--- WHAT TO DO ---
Extract the listing below in full, unchanged.

--- COLLECTED DATA ---

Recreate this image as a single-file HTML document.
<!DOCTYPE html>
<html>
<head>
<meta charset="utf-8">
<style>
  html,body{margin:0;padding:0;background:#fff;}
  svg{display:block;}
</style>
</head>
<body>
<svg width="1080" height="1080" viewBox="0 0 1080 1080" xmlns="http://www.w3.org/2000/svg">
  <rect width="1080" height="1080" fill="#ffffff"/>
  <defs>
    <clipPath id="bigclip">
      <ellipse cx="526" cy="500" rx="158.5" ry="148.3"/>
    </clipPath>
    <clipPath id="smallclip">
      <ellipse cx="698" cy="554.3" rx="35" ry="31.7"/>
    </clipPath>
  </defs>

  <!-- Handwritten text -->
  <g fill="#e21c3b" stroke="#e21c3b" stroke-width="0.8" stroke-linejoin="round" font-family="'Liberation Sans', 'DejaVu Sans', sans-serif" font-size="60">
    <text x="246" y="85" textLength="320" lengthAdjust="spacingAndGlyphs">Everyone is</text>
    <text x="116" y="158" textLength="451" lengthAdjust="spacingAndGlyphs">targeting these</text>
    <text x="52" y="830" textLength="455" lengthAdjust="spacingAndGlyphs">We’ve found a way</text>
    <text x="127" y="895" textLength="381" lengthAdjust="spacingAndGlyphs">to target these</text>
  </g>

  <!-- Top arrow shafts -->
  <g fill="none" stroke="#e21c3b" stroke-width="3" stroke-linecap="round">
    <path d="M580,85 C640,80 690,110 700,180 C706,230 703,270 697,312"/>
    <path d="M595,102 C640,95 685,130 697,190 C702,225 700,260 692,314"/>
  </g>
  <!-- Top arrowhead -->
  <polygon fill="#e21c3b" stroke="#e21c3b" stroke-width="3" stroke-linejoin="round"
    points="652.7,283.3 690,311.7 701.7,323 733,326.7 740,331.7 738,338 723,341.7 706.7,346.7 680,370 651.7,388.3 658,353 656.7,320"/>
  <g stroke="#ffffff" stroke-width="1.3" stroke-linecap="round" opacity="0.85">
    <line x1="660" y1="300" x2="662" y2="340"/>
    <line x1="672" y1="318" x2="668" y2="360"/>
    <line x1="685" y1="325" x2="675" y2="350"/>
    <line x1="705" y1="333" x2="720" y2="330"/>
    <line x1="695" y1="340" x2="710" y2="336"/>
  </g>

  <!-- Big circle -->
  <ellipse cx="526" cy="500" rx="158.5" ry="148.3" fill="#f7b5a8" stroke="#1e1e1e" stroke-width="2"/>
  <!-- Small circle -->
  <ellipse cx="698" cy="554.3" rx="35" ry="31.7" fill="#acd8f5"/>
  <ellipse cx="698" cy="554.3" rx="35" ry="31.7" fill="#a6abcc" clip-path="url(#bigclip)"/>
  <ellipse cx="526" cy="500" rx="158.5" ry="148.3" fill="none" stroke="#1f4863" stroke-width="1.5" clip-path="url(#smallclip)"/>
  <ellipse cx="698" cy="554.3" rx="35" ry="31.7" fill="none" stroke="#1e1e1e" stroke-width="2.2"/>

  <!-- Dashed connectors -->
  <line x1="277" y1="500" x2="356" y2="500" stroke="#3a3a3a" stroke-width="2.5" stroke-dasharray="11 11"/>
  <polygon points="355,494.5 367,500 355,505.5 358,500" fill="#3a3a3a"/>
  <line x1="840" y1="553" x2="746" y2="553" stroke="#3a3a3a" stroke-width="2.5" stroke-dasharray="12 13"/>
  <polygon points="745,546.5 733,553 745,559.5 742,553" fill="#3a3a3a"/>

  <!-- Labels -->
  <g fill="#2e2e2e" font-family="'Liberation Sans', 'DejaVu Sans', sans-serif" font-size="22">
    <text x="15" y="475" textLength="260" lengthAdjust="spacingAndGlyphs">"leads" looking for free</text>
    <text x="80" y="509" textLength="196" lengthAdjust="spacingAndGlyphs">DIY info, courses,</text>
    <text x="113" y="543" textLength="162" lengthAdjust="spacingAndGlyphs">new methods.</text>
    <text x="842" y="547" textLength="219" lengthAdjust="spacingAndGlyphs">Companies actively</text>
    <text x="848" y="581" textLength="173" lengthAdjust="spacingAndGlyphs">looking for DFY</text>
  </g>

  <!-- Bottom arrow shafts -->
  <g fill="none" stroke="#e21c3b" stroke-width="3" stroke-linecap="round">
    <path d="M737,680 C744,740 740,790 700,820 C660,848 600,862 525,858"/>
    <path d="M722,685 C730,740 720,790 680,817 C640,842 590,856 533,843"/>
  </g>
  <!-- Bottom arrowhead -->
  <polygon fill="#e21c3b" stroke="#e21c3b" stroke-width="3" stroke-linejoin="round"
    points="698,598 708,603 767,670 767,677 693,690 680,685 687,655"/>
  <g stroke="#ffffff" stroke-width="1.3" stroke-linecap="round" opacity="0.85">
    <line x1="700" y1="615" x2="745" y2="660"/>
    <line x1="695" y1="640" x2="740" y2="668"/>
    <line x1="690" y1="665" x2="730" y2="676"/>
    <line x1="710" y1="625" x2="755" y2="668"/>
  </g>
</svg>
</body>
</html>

--- REPLY TO THE EXERCISE ---
Recreate this image as a single-file HTML document.
<!DOCTYPE html>
<html>
<head>
<meta charset="utf-8">
<style>
  html,body{margin:0;padding:0;background:#fff;}
  svg{display:block;}
</style>
</head>
<body>
<svg width="1080" height="1080" viewBox="0 0 1080 1080" xmlns="http://www.w3.org/2000/svg">
  <rect width="1080" height="1080" fill="#ffffff"/>
  <defs>
    <clipPath id="bigclip">
      <ellipse cx="526" cy="500" rx="158.5" ry="148.3"/>
    </clipPath>
    <clipPath id="smallclip">
      <ellipse cx="698" cy="554.3" rx="35" ry="31.7"/>
    </clipPath>
  </defs>

  <!-- Handwritten text -->
  <g fill="#e21c3b" stroke="#e21c3b" stroke-width="0.8" stroke-linejoin="round" font-family="'Liberation Sans', 'DejaVu Sans', sans-serif" font-size="60">
    <text x="246" y="85" textLength="320" lengthAdjust="spacingAndGlyphs">Everyone is</text>
    <text x="116" y="158" textLength="451" lengthAdjust="spacingAndGlyphs">targeting these</text>
    <text x="52" y="830" textLength="455" lengthAdjust="spacingAndGlyphs">We’ve found a way</text>
    <text x="127" y="895" textLength="381" lengthAdjust="spacingAndGlyphs">to target these</text>
  </g>

  <!-- Top arrow shafts -->
  <g fill="none" stroke="#e21c3b" stroke-width="3" stroke-linecap="round">
    <path d="M580,85 C640,80 690,110 700,180 C706,230 703,270 697,312"/>
    <path d="M595,102 C640,95 685,130 697,190 C702,225 700,260 692,314"/>
  </g>
  <!-- Top arrowhead -->
  <polygon fill="#e21c3b" stroke="#e21c3b" stroke-width="3" stroke-linejoin="round"
    points="652.7,283.3 690,311.7 701.7,323 733,326.7 740,331.7 738,338 723,341.7 706.7,346.7 680,370 651.7,388.3 658,353 656.7,320"/>
  <g stroke="#ffffff" stroke-width="1.3" stroke-linecap="round" opacity="0.85">
    <line x1="660" y1="300" x2="662" y2="340"/>
    <line x1="672" y1="318" x2="668" y2="360"/>
    <line x1="685" y1="325" x2="675" y2="350"/>
    <line x1="705" y1="333" x2="720" y2="330"/>
    <line x1="695" y1="340" x2="710" y2="336"/>
  </g>

  <!-- Big circle -->
  <ellipse cx="526" cy="500" rx="158.5" ry="148.3" fill="#f7b5a8" stroke="#1e1e1e" stroke-width="2"/>
  <!-- Small circle -->
  <ellipse cx="698" cy="554.3" rx="35" ry="31.7" fill="#acd8f5"/>
  <ellipse cx="698" cy="554.3" rx="35" ry="31.7" fill="#a6abcc" clip-path="url(#bigclip)"/>
  <ellipse cx="526" cy="500" rx="158.5" ry="148.3" fill="none" stroke="#1f4863" stroke-width="1.5" clip-path="url(#smallclip)"/>
  <ellipse cx="698" cy="554.3" rx="35" ry="31.7" fill="none" stroke="#1e1e1e" stroke-width="2.2"/>

  <!-- Dashed connectors -->
  <line x1="277" y1="500" x2="356" y2="500" stroke="#3a3a3a" stroke-width="2.5" stroke-dasharray="11 11"/>
  <polygon points="355,494.5 367,500 355,505.5 358,500" fill="#3a3a3a"/>
  <line x1="840" y1="553" x2="746" y2="553" stroke="#3a3a3a" stroke-width="2.5" stroke-dasharray="12 13"/>
  <polygon points="745,546.5 733,553 745,559.5 742,553" fill="#3a3a3a"/>

  <!-- Labels -->
  <g fill="#2e2e2e" font-family="'Liberation Sans', 'DejaVu Sans', sans-serif" font-size="22">
    <text x="15" y="475" textLength="260" lengthAdjust="spacingAndGlyphs">"leads" looking for free</text>
    <text x="80" y="509" textLength="196" lengthAdjust="spacingAndGlyphs">DIY info, courses,</text>
    <text x="113" y="543" textLength="162" lengthAdjust="spacingAndGlyphs">new methods.</text>
    <text x="842" y="547" textLength="219" lengthAdjust="spacingAndGlyphs">Companies actively</text>
    <text x="848" y="581" textLength="173" lengthAdjust="spacingAndGlyphs">looking for DFY</text>
  </g>

  <!-- Bottom arrow shafts -->
  <g fill="none" stroke="#e21c3b" stroke-width="3" stroke-linecap="round">
    <path d="M737,680 C744,740 740,790 700,820 C660,848 600,862 525,858"/>
    <path d="M722,685 C730,740 720,790 680,817 C640,842 590,856 533,843"/>
  </g>
  <!-- Bottom arrowhead -->
  <polygon fill="#e21c3b" stroke="#e21c3b" stroke-width="3" stroke-linejoin="round"
    points="698,598 708,603 767,670 767,677 693,690 680,685 687,655"/>
  <g stroke="#ffffff" stroke-width="1.3" stroke-linecap="round" opacity="0.85">
    <line x1="700" y1="615" x2="745" y2="660"/>
    <line x1="695" y1="640" x2="740" y2="668"/>
    <line x1="690" y1="665" x2="730" y2="676"/>
    <line x1="710" y1="625" x2="755" y2="668"/>
  </g>
</svg>
</body>
</html>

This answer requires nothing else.